> _AIM OF THE EXERCISE_
Find every line with the word "this" and report how many there are, without any other text.

> _DATA_
===============

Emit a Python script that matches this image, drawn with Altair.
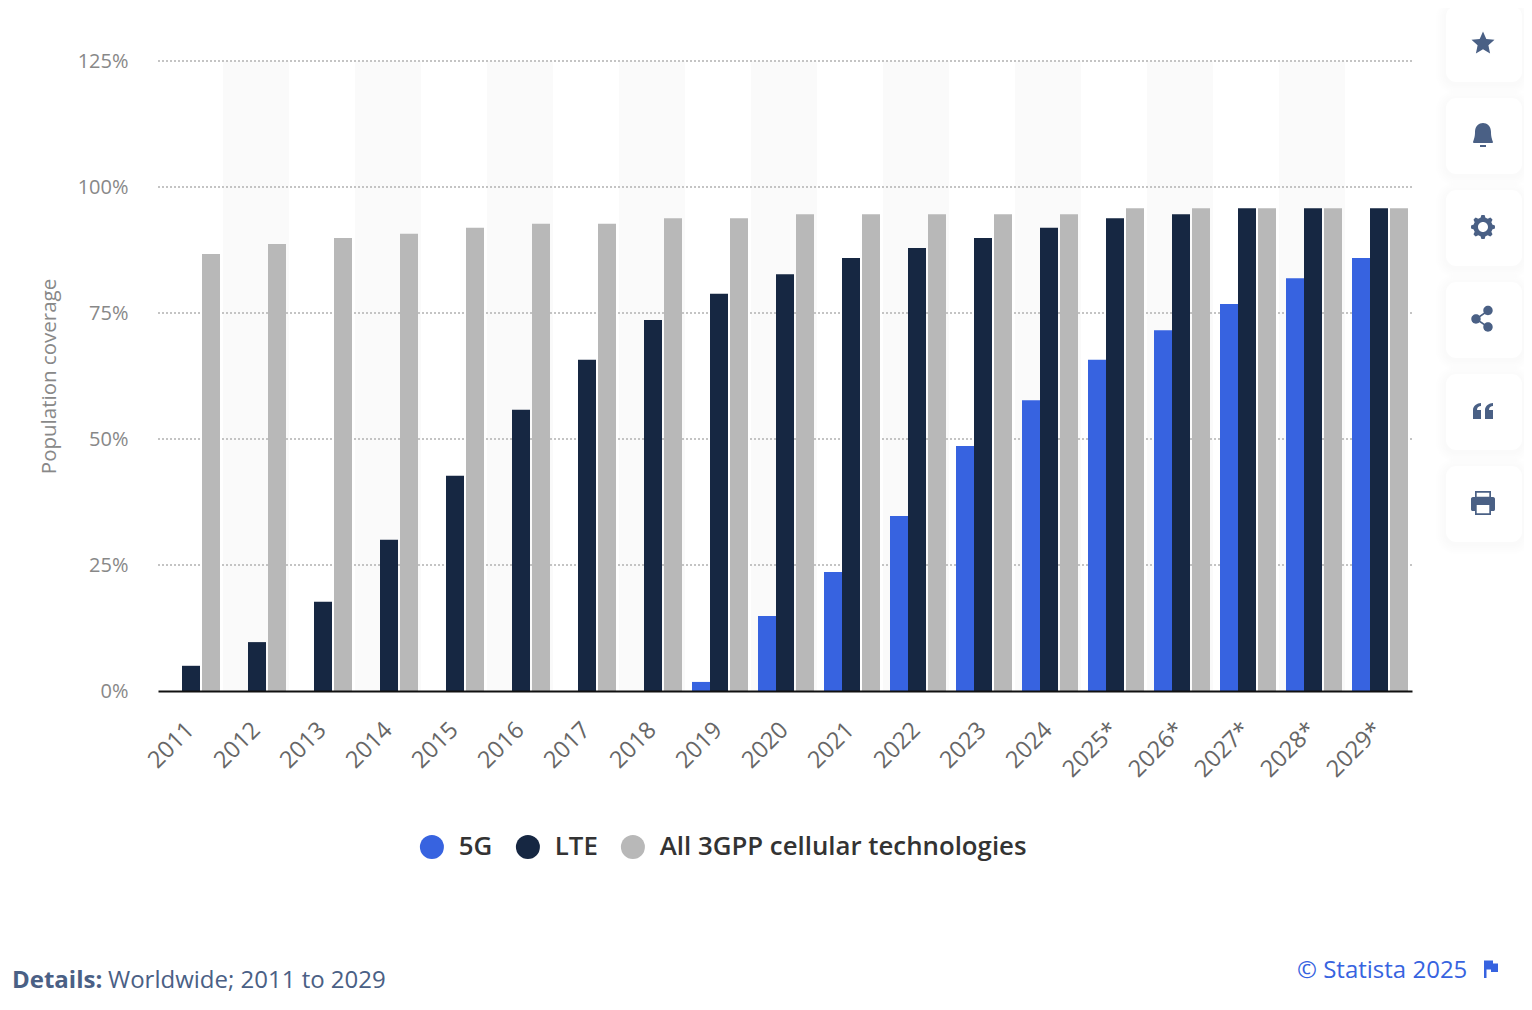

===============

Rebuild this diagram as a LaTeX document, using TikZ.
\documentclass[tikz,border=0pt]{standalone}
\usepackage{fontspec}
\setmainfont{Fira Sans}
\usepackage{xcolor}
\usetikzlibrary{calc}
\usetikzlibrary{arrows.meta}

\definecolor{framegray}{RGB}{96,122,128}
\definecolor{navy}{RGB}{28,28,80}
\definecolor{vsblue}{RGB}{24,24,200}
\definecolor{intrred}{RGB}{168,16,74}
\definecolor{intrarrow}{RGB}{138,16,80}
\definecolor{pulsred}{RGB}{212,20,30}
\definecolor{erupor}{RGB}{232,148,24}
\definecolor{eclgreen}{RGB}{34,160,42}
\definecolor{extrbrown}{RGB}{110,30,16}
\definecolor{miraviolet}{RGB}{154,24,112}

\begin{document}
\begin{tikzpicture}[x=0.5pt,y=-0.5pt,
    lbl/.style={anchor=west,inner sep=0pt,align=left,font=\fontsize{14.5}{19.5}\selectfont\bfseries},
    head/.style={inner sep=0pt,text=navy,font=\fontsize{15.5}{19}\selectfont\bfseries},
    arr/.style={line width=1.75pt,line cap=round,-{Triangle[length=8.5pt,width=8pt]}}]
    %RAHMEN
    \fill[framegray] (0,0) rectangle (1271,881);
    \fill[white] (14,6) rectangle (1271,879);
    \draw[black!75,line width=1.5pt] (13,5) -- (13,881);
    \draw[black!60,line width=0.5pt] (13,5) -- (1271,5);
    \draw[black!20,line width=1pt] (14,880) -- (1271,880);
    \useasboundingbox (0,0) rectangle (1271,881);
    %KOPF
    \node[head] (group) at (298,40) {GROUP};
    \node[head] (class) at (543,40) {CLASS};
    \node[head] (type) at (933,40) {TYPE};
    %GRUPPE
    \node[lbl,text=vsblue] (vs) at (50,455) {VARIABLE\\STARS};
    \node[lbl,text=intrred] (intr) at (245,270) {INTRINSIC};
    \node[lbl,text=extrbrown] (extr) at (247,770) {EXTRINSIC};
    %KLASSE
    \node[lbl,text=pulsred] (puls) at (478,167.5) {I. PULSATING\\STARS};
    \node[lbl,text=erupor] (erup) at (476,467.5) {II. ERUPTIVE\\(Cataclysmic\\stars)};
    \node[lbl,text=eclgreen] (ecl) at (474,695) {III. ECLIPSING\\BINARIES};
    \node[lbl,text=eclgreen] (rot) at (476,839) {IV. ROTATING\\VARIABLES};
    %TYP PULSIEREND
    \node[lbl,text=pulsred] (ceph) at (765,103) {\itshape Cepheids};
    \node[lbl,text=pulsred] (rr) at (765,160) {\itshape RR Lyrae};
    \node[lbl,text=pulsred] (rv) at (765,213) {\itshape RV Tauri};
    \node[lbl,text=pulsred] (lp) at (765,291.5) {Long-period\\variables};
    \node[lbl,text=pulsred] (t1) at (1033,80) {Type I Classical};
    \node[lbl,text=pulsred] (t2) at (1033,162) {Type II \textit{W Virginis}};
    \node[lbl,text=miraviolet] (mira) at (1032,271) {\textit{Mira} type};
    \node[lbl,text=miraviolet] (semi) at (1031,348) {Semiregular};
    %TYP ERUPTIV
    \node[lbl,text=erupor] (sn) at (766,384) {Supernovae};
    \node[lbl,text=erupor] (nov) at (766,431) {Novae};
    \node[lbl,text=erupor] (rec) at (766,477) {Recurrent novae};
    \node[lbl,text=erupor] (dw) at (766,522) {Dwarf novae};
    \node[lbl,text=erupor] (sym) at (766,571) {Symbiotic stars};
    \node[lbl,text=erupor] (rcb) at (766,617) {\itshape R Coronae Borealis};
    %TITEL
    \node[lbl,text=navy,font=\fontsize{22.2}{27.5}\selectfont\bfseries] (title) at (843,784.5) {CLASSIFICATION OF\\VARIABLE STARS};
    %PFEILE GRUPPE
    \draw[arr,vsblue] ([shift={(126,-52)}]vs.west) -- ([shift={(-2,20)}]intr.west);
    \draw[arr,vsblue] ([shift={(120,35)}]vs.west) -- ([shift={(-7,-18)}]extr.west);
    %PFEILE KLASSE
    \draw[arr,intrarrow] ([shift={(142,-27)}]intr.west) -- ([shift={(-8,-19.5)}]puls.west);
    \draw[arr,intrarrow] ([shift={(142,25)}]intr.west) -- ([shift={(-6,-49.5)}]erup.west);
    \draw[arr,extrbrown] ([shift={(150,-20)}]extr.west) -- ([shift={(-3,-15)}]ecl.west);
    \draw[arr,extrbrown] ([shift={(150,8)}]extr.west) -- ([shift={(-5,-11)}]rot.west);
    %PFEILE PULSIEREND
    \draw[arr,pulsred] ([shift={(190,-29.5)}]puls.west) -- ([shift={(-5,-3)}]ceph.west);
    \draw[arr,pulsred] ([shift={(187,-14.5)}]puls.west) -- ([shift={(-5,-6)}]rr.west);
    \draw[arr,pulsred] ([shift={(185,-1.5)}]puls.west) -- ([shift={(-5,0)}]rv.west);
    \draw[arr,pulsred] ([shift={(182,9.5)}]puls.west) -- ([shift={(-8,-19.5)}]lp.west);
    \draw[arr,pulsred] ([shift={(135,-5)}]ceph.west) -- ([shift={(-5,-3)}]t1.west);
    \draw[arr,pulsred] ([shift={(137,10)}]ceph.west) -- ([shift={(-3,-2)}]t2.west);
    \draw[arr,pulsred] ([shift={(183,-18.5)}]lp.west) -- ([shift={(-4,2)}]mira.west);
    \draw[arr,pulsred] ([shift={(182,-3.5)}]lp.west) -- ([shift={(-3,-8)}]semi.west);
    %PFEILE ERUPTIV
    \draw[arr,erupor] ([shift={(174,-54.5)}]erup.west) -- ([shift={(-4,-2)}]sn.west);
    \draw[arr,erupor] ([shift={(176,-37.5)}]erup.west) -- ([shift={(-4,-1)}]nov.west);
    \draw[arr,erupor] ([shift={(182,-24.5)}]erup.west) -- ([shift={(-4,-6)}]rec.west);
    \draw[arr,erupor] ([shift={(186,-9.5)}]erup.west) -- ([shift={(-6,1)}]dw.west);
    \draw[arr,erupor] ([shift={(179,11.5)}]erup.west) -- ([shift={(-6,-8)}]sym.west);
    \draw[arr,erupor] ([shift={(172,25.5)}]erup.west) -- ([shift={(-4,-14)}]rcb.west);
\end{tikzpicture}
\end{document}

===============

> _OUTPUT OF THE EXERCISE_
2